Prova disso, é o não cumprimento do Plano Estadual de Segurança Alimentar e Nutricional, por parte dos órgãos públicos. Tal documento, elaborado com base em ampla discussão e participação da sociedade civil, contém diretrizes e metas importantes para a promoção da segurança alimentar e nutricional em São Paulo. No entanto, a falta de comprometimento com a implementação efetiva do plano prejudica os avanços necessários no combate à fome.
Importância das ONGs no combate à fome
Durante a pandemia, à medida que o coronavírus se propagava, algumas iniciativas do governo paralisaram suas atividades. Para Vanuzia Teixeira, coordenadora do Consea/SP, o agravamento da fome teve grande relação com a paralização do conselho em 2020. “Justamente neste momento bem delicado, o conselho foi obrigado a paralisar suas atividades”, afirma a coordenadora. A retomada aconteceu apenas em julho de 2021, enfrentando o pós-Covid.
Por conta da interrupção do conselho, o combate à fome em São Paulo teve um grande aliado: as ONGs. Marília Touças, afirmou que com o avançar do isolamento, se deparou com muitas pessoas em situação de rua. “Todos os dias encontrávamos famílias inteiras, com malas e alguns pertences, recém-chegadas à rua. Sem trabalho, sem dinheiro, sem moradia e passando fome”.
Para Rubens, as ONGs foram ágeis e efetivas no combate à insegurança alimentar durante a pandemia. Essas organizações têm capilaridade no tecido urbano e conhecimento das comunidades locais. Dessa forma, o Estado pode firmar convênios com as organizações formais. “O Estado é razoavelmente eficiente para coletar alimentos, enquanto as ONGs são eficientes para distribuir a comida”, afirma o especialista.
João Dornellas, presidente do Consea/SP, reitera sobre a importância do auxílio das organizações não governamentais no combate à fome, “A atuação das ONGs e da iniciativa privada tem grande relevância para o enfrentamento da insegurança alimentar e para o combate ao desperdício de alimentos, e há diversas parcerias em todo o estado”.

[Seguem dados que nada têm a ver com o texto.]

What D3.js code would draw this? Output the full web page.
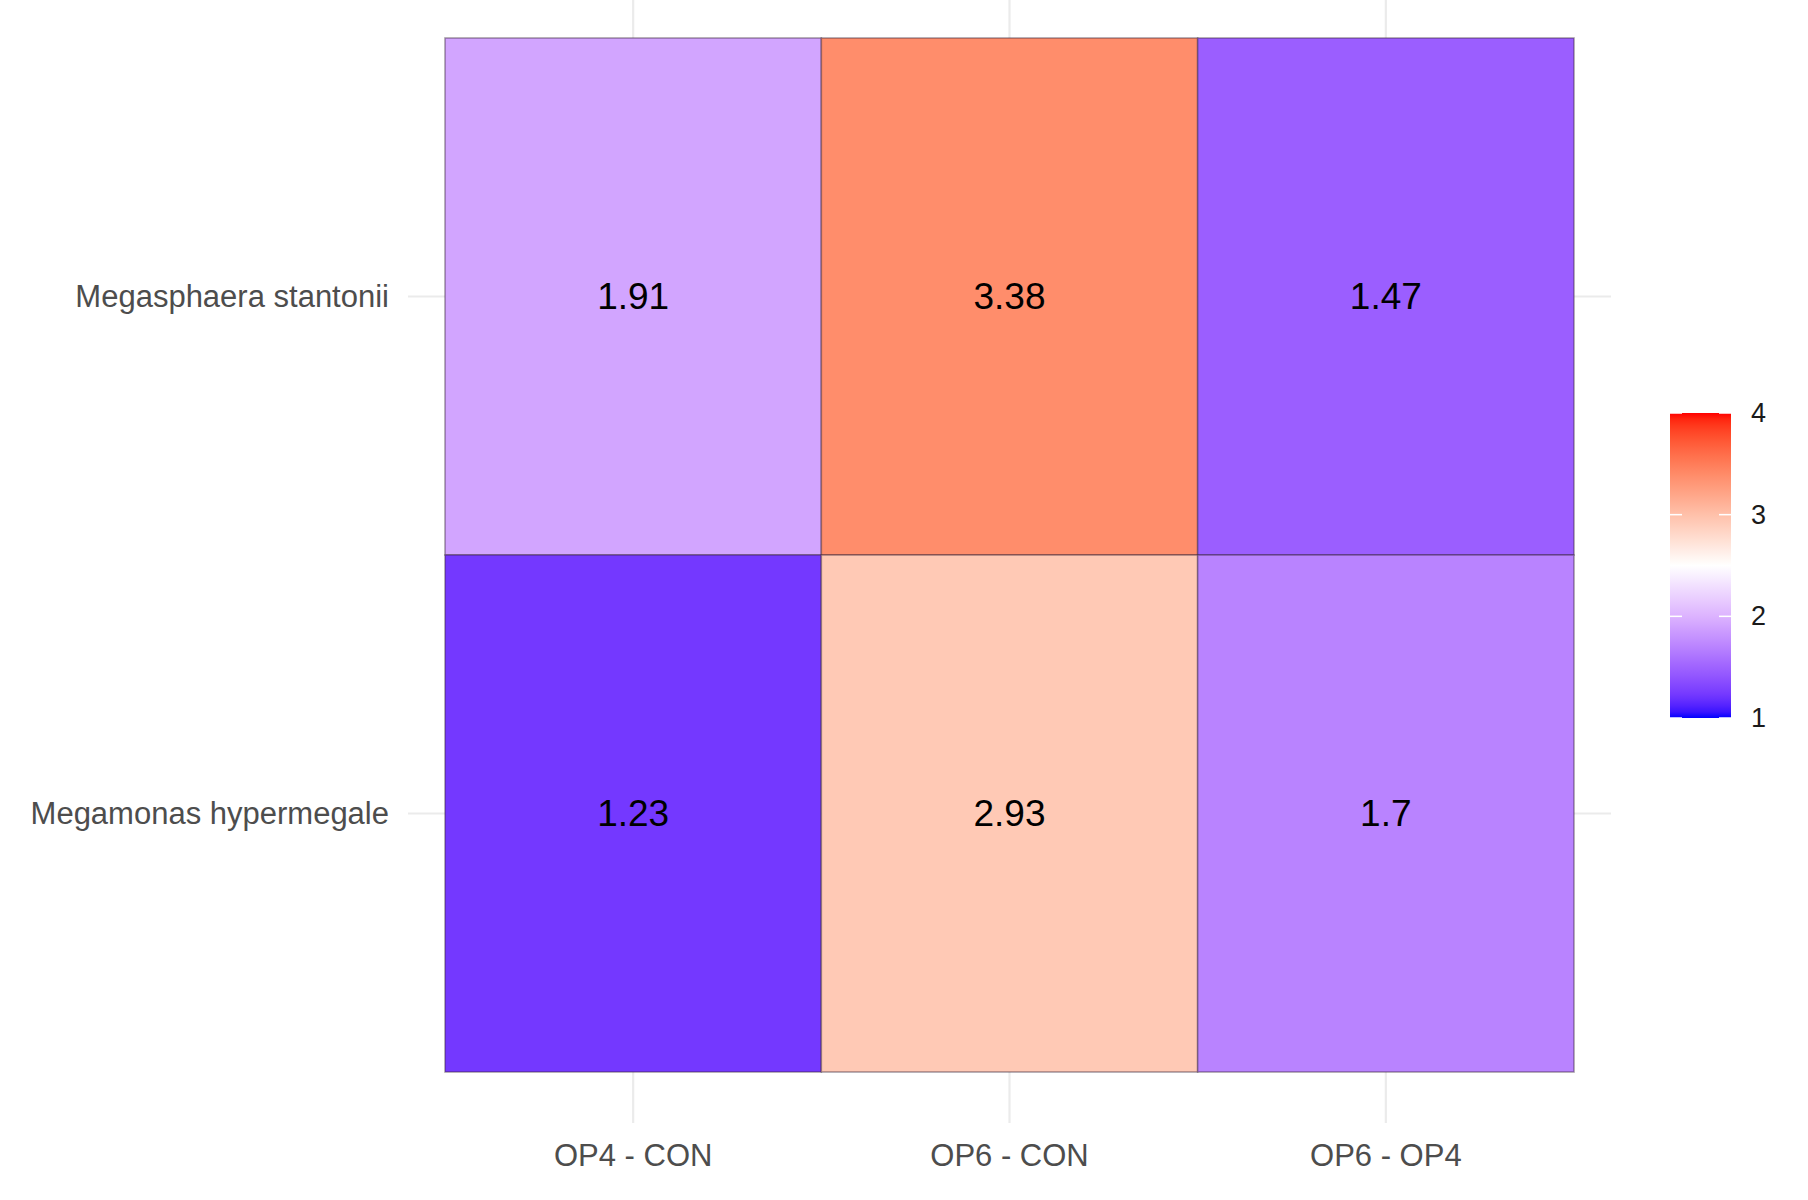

Novas promessas do governo de São Paulo
Com o intuito de reduzir os índices da fome e insegurança alimentar no Estado paulista, a Coordenadoria de Segurança Alimentar, vinculada à Subsecretaria de Abastecimento e Segurança Alimentar, da Secretaria de Agricultura e Abastecimento (SAA), criaram em 2023, um diagnóstico sobre segurança alimentar no estado.

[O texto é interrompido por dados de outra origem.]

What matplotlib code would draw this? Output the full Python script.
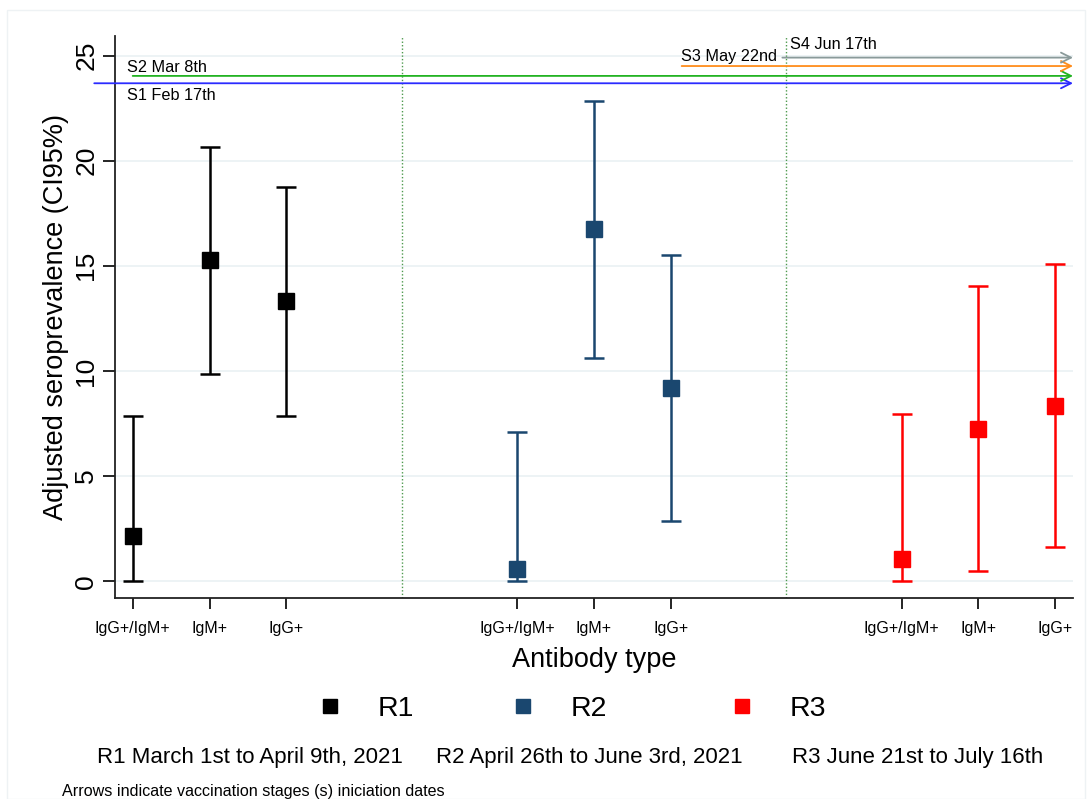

A primeira etapa tem o objetivo de identificar os desafios enfrentados pelos municípios para a implementação da política de segurança alimentar, assim como o de levantar as demandas. Trata-se de um levantamento, que vai trazer as ações de segurança alimentar desenvolvidas nos municípios. Segundo Dornellas, “Os dados coletados serão essenciais para o avanço de projetos que possam colaborar com a implementação da política de segurança alimentar”.
Além do mais, para o presidente do Consea/SP, “Os conselhos municipais de segurança alimentar devem ser formados, pois são importantes portas de entrada para a população mais vulnerável. Esses conselhos poderão identificar as prioridades e quais públicos serão atendidos nos territórios”.
João garante que a aliança entre o conselho, os municípios e as ONGs irão facilitar a reduzir a fome da população. “Para além da parceria entre o governo do estado e os municípios, a atuação das organizações não-governamentais e da iniciativa privada será sempre relevante para o enfrentamento da insegurança alimentar e do desperdício de alimentos”.
Além disso, segundo o Relatório do Plano Estadual de Segurança Alimentar e Nutricional Sustentável (2019-2023), existem propostas que vão além da distribuição de alimentos. O documento destaca a importância de promover ações voltadas para a garantia do direito humano à alimentação adequada.
Entre as principais propostas estão: fortalecimento da agricultura familiar; estímulo à produção e consumo de alimentos agroecológicos; capacitação e educação alimentar e nutricional; incentivo à criação de mercados locais; articulação e integração das políticas públicas. É importante destacar que essas propostas vão além do combate imediato à fome, visando à construção de um sistema alimentar mais justo, sustentável e equitativo.